Fault Lines: Perspectives on Haiti’s Earthquake

On January 12, 2010, for 30 seconds the earth shook and reduced Haiti—a nation already struggling with the historical weight of slavery, underdevelopment, imperialism, and intense internal divisions—to rubble. Haiti dominated the airwaves and cyberspace for weeks, bombarding world citizens with words and images at once contradictory, controversial, consuming, and ultimately confusing: The earthquake seemed to have as many meanings as people with access to a blog. In the newest edition of NACLA Report on the Americas (July/August 2010), we aim to sort out critical perspectives on the disaster. This means not only understanding the tectonic fault lines running beneath Haiti but also the deep economic, political, social, and historical cleavages within and surrounding the country.

July 2, 2010

The earthquake that struck Haiti on January 12, 2010, will forever be remembered as one of the world’s deadliest disasters. For 30 seconds the earth shook and reduced a nation—already struggling with the historical weight of slavery, underdevelopment, imperialism, and intense internal divisions—to rubble. One in seven people were suddenly rendered homeless, while more than 300,000 lost their lives, according to official estimates.

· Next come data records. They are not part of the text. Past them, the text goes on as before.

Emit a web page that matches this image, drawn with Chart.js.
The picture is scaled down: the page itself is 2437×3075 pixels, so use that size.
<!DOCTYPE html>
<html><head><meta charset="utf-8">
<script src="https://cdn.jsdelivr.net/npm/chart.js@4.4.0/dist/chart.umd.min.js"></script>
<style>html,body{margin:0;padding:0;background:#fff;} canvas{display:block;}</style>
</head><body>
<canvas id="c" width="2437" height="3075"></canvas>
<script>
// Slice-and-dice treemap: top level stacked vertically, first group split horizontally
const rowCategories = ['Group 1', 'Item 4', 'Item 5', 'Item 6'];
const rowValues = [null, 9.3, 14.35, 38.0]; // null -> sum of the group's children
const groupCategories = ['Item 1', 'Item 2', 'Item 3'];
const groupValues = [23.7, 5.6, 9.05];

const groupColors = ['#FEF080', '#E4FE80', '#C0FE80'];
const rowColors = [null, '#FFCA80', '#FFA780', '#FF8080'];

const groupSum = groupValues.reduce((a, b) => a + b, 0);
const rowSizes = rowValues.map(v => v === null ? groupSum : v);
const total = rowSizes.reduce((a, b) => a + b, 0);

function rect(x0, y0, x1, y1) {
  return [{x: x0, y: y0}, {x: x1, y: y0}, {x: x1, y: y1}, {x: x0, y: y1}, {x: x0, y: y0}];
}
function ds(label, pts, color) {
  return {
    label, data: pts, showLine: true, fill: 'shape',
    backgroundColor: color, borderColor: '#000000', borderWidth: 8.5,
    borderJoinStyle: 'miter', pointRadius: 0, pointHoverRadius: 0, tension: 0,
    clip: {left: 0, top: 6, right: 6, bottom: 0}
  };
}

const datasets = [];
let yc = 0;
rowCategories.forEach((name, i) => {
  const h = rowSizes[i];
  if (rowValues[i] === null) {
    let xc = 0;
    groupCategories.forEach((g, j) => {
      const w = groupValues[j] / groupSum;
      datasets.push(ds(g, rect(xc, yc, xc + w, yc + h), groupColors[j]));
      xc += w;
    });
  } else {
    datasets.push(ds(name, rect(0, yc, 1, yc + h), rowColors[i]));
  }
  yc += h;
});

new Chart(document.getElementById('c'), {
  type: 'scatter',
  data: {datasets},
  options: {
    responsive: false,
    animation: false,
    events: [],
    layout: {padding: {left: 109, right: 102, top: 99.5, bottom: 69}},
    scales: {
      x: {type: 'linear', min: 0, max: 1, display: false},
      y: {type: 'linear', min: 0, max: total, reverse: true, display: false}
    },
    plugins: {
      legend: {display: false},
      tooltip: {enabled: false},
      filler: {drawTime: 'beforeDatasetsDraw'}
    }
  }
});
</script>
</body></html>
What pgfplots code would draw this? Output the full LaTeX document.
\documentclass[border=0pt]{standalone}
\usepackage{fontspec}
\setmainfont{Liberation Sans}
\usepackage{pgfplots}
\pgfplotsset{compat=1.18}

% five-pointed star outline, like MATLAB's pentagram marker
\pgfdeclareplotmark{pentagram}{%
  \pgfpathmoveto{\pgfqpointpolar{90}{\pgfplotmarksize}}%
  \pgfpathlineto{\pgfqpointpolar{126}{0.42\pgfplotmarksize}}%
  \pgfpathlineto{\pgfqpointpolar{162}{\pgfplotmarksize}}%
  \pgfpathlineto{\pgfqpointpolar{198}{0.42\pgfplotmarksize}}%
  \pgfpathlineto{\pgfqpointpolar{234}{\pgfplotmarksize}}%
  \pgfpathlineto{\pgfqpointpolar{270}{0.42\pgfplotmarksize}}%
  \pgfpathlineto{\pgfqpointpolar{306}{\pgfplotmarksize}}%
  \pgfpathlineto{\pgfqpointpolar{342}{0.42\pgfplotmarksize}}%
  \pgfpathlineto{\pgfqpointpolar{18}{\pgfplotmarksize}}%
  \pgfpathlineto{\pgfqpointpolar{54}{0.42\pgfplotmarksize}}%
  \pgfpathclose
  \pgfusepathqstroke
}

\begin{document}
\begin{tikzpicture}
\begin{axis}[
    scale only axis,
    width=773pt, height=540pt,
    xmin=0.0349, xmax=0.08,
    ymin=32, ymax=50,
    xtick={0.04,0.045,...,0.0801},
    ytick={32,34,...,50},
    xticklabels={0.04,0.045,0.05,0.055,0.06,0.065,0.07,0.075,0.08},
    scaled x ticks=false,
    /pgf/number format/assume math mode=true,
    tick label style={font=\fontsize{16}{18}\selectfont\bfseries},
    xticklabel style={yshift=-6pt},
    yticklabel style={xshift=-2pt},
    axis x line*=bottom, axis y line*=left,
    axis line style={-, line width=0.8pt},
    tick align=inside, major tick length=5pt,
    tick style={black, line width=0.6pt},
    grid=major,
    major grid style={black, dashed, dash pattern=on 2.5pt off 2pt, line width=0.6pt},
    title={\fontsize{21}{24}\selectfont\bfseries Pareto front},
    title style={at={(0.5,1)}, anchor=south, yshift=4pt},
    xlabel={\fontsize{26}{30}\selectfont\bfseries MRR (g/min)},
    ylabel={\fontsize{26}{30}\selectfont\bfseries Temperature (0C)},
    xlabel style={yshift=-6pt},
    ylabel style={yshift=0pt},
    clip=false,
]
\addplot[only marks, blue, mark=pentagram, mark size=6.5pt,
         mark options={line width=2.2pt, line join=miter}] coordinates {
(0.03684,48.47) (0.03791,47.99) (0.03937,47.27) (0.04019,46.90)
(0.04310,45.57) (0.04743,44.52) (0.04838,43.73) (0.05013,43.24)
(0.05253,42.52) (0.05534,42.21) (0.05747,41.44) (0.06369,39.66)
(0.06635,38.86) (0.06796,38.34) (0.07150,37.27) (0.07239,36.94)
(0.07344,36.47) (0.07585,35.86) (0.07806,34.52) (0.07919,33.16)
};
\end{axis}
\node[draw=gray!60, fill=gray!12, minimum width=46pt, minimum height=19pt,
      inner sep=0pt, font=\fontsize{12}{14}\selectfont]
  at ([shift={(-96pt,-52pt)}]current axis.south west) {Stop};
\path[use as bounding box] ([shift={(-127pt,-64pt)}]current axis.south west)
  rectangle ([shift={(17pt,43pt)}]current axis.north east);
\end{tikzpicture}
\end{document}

Haiti dominated the airwaves and cyberspace for weeks, bombarding world citizens with words and images at once contradictory, controversial, consuming, and ultimately confusing: The earthquake seemed to have as many meanings as people with access to a blog. In this Report, we aim to sort out critical perspectives on the disaster. As each of the articles herein show, understanding the disaster means understanding not only the tectonic fault lines running beneath Haiti but also the deep economic, political, social, and historical cleavages within and surrounding the country.

We begin with sociologist Alex Dupuy’s political-economic analysis. His critique centers on how neoliberal policies imposed since the 1980s—the lowering of tariffs, the building of free-trade zones, and the progressive undermining of the Haitian state—all amplified the quake’s destructive effects. The reconstruction amounts to a gold mine for foreign interests as what remains of Haiti’s sovereignty is undermined once again in a new cycle of disaster capitalism.

Guest editor Mark Schuller’s dispatch from Haiti’s tent cities of displaced people provides a glimpse of how large, private NGOs distribute aid with little democratic practice or participation. The conditions within the camps, he argues, challenge mainstream understandings of human rights—which must be reconceptualized as not only individual but collective, and not only civil but social. Schuller includes two testimonies from women leaders whose experiences in the camps reveal the shortcomings of NGO-ized aid, forms of exclusion and social violence, and the courage and resilience of Haiti’s survivors.

Veteran solidarity activist Beverly Bell reports on the still-vibrant and defiant grassroots progressive movement in Haiti. Charting the exclusion of the Haitian state from the international community—mirrored by the state’s own exclusion of Haitian citizens—Bell reports on the many forms of solidarity and emergency response that went unnoticed, unacknowledged, and unpaid. She offers numerous quotes about the hopes of a movement that has resisted foreign capitalist designs to “construct” (and not merely reconstruct) the country, citing principles for reconstruction put forth by numerous activists.

Anthony Oliver-Smith, a longtime disaster expert, looks at Haiti’s earthquake through the lens of political ecology, vulnerability, and Haitian history. Comparing the damage of Haiti’s quake with that of other disasters in Latin America, Oliver-Smith argues that disasters are historical processes, and that the earthquake’s destructiveness was the material expression of contradictions in the country’s social structure, policies of exclusion, and legacy of economic underdevelopment. Like a similar event 30 years ago in Peru, Oliver-Smith writes, Haiti’s is a “500-year earthquake.”

Finally, anthropologist Gina Athena Ulysse offers a historically engaged analysis of the U.S. media’s narrative framing of the earthquake. She uncovers a nearly seamless, racialized dehumanization of Haiti and Haitian people, one that draws upon narratives and stereotypes dating back to the 19th century, when the great powers deliberately relegated the black republic to a marginal position within the world system to punish Haiti for its “transgression”: overthrowing slavery and colonial rule. Ulysse furthermore analyzes the contemporary impacts of this Othering discourse, which ranges from Bill Clinton’s cultural illiteracy, the wide gulf between Haiti’s poor majority and the state apparatus, and, chillingly, the most systematic eradication of Haiti’s popular religion to date.

A collection of essays on an event like this by necessity excludes more than it can include; we have attempted here to present perspectives on the disaster that have been largely marginalized from mainstream discourse. We hope they will stimulate further conversation and analysis, and that they will help readers to reframe the public conversation and inform their solidarity work.